In the case where the package is unregistered and you want to distribute a single script file, you can just add by URL directly:

tempdir = mktempdir()
Pkg.activate(tempdir) # activate a temporary directory
Pkg.add("ArgParse")
Pkg.add(Pkg.PackageSpec(url="https://github.com/usnistgov/Pope.jl")) # add by URL directly

If you want to distribute the whole directory, then I would agree with your option 2.

The tricky bit of that last proposal is to ensure that the right version of Pope.jl is used.
The first time this is run for a given Julia installation, the Pkg.add will download the package from github. But when you run the same script for the second time, I don’t think one can guarantee that the package is re-downloaded and recompiled.
Two approaches that seem to work:

  1. rsync the code to the remote machine and dev it everywhere.
  2. Create your own registry and Pkg.update to the latest version (or Pkg.add a fixed version, if desired).
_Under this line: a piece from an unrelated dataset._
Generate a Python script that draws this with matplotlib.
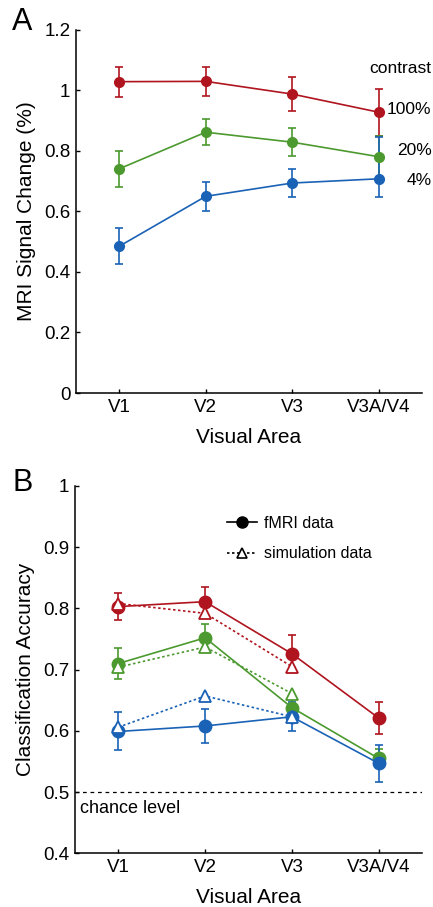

If there is an easier way, I would love to learn it.

Why not use Manifest.toml? You don’t even need to create registries for non-registered packages.

In my experience, I cannot get Julia to update unregistered packages (unless they are dev’d of course). That would be on the remote computer.
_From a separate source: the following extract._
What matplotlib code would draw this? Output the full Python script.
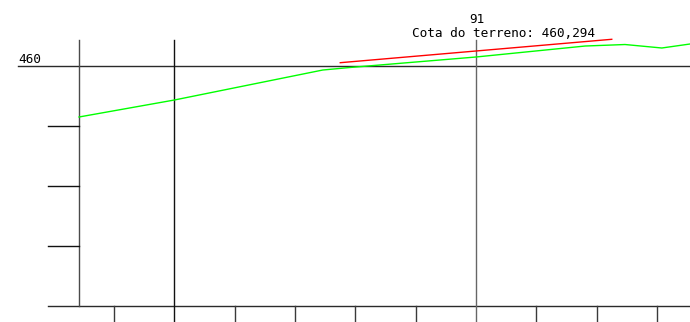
#!/usr/bin/env python3
"""Longitudinal profile detail around station 91 (CAD-style)."""

import matplotlib
matplotlib.use("Agg")
import matplotlib.pyplot as plt

# ── data ─────────────────────────────────────────────────────────────────────
# terrain profile (green), x in stations, y in metres
terrain_x = [84.42, 86.0, 88.46, 88.91, 91.0, 92.81, 93.47, 94.08, 94.55]
terrain_y = [459.150, 459.433, 459.933, 459.975, 460.150, 460.333, 460.358, 460.300, 460.367]

# grade line (red)
grade_x = [88.75, 91.0, 93.25]
grade_y = [460.055, 460.250, 460.445]

station_ticks = [85, 86, 87, 88, 89, 90, 91, 92, 93, 94]
elev_ticks = [459, 458, 457]
ref_elev = 460
base_elev = 456

marker_station = 91
marker_label = "91"
marker_text = "Cota do terreno: 460,294"

# ── frame ────────────────────────────────────────────────────────────────────
X_MIN, X_MAX = 83.11, 94.547
Y_MIN, Y_MAX = 455.733, 461.1
LEFT_AXIS = 84.42
TICK_LEFT = 83.906
TOP_LINE = 460.433
LINE = "#111111"
LW = 1.0

fig = plt.figure(figsize=(6.9, 3.22), dpi=100)
ax = fig.add_axes([0, 0, 1, 1])
ax.set_xlim(X_MIN, X_MAX)
ax.set_ylim(Y_MIN, Y_MAX)
ax.axis("off")

# reference level line and base line
ax.plot([83.409, X_MAX], [ref_elev, ref_elev], color="#2a2a2a", lw=LW)
ax.plot([TICK_LEFT, X_MAX], [base_elev, base_elev], color="#2a2a2a", lw=LW)

# left elevation axis with ticks
ax.plot([LEFT_AXIS, LEFT_AXIS], [base_elev, TOP_LINE], color="#4a4a4a", lw=LW)
for e in elev_ticks:
    ax.plot([TICK_LEFT, LEFT_AXIS], [e, e], color=LINE, lw=LW)

# station ticks below the base line
for s in station_ticks:
    if s in (86, marker_station):
        continue
    ax.plot([s, s], [base_elev, Y_MIN], color="#3a3a3a", lw=LW)

# full-height station lines
ax.plot([86, 86], [Y_MIN, TOP_LINE], color=LINE, lw=LW)
ax.plot([marker_station, marker_station], [Y_MIN, TOP_LINE], color="#666666", lw=LW)

# profiles
ax.plot(terrain_x, terrain_y, color="#00ff00", lw=LW)
ax.plot(grade_x, grade_y, color="#ff0000", lw=LW)

# labels
font = dict(family="DejaVu Sans Mono", color="black", fontsize=9.2)
ax.text(83.41, ref_elev + 0.05, str(ref_elev), ha="left", va="baseline", **font)
ax.text(marker_station + 0.02, 460.715, marker_label, ha="center", va="baseline", **font)
ax.text(91.46, 460.483, marker_text, ha="center", va="baseline", **font)

fig.savefig("out.png", dpi=100)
The workflow that I have in mind is: Edit on the local computer. Upload main package and unregistered dependencies to the remote (using rsync). Launch computations on the remote via a script that ensures (somehow) that the most recently uploaded versions of all dependencies are used.

Again, there may well be a way to do all this without a registry that I don’t know about.
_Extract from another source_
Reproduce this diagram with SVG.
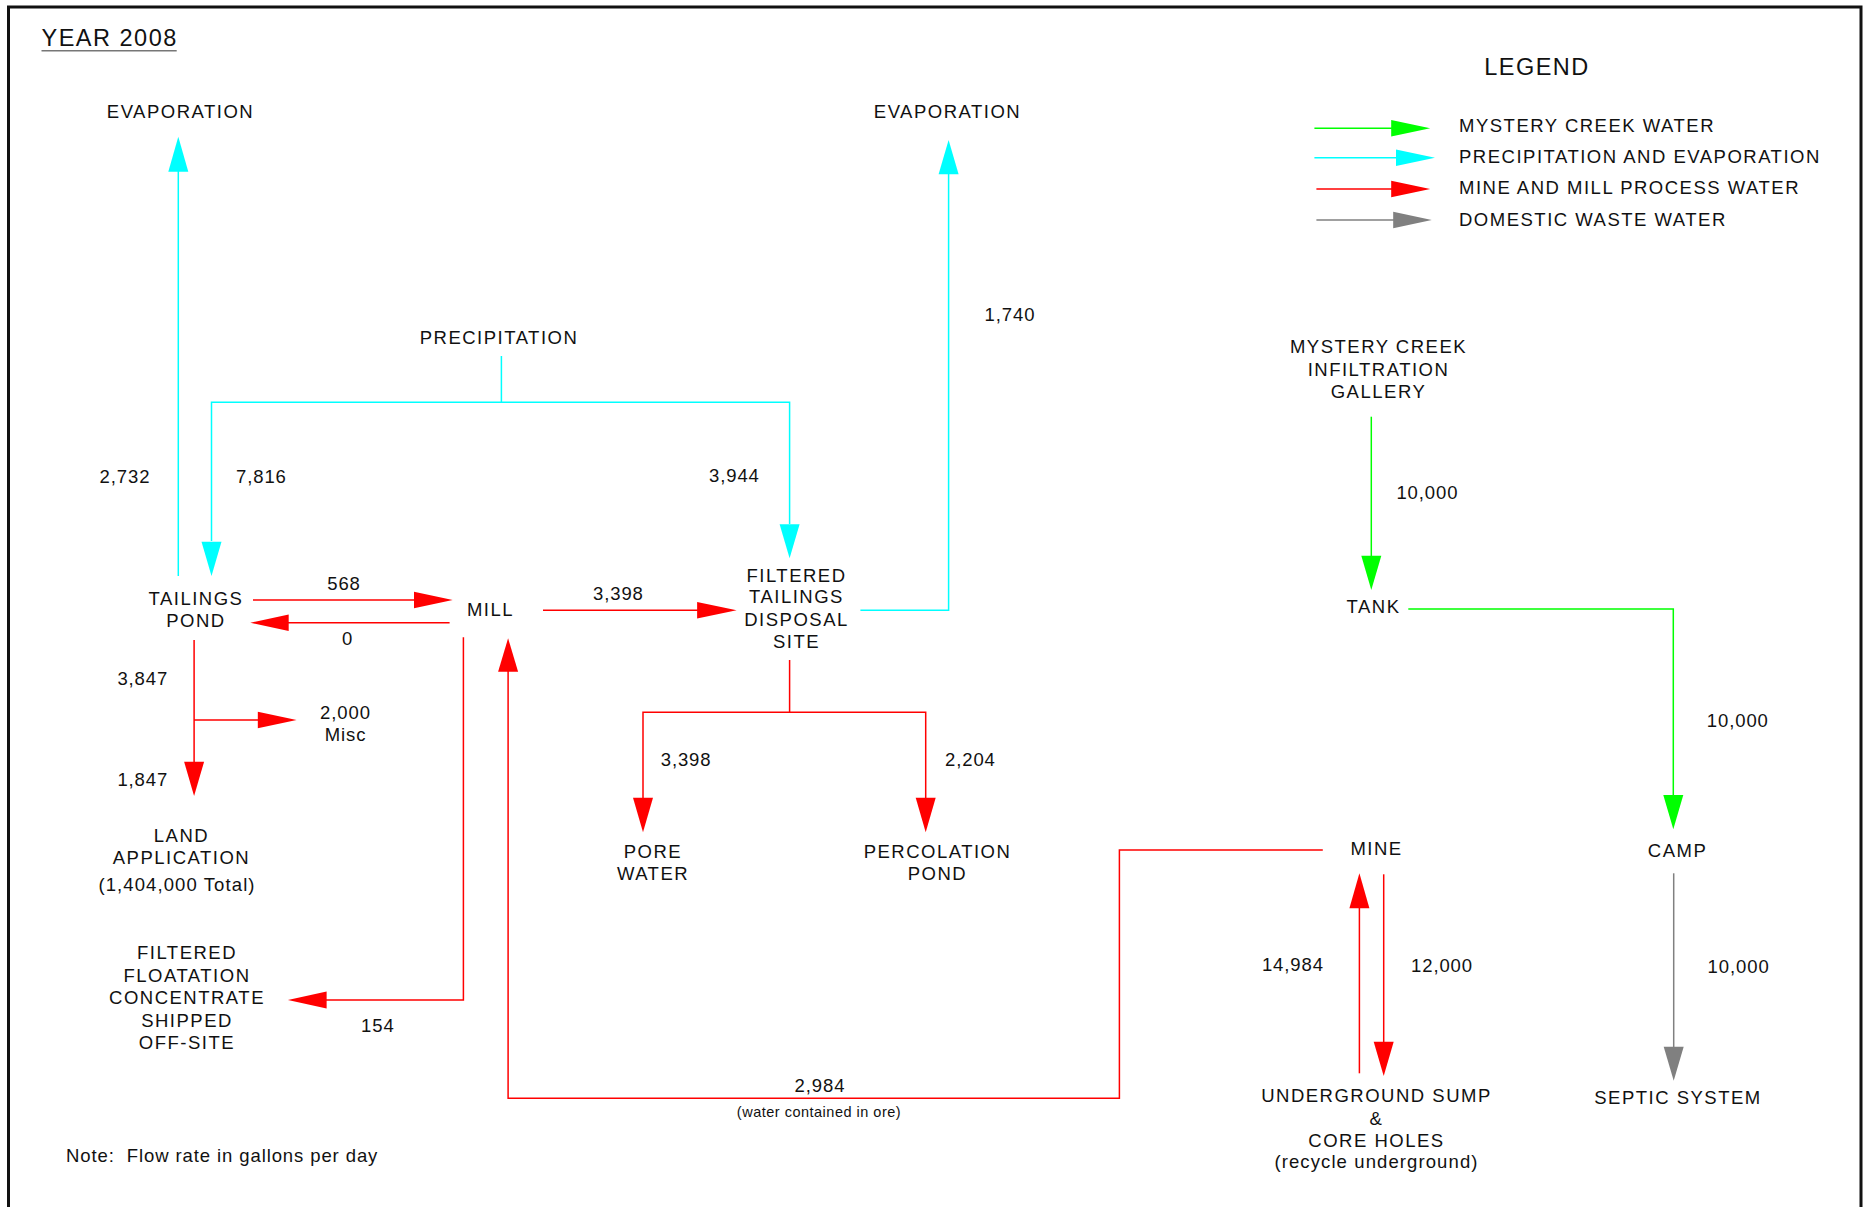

Pkg.update() updates all packages that are not deved so that should work just fine.

My comment referred to

There, the package is unregistered and simply using add on the remote would not ensure that the latest uploaded code is compiled. And update would ignore the unregistered dependency.

Hence, I either need to register all the dependencies (and maintain a private registry); then I can update.
Or I need to dev the dependencies on the remote as well.

Unless there is a simpler way that I am unaware of… such as forcing a recompile of certain packages.

Why not?

No, if you have added by URL as David suggested Pkg will update it to latest master, otherwise it is a bug.

3 Likes

Sorry about that misunderstanding. I had convinced myself (by running examples) that add did not always download and recompile the latest master. This simplifies matters quite a bit.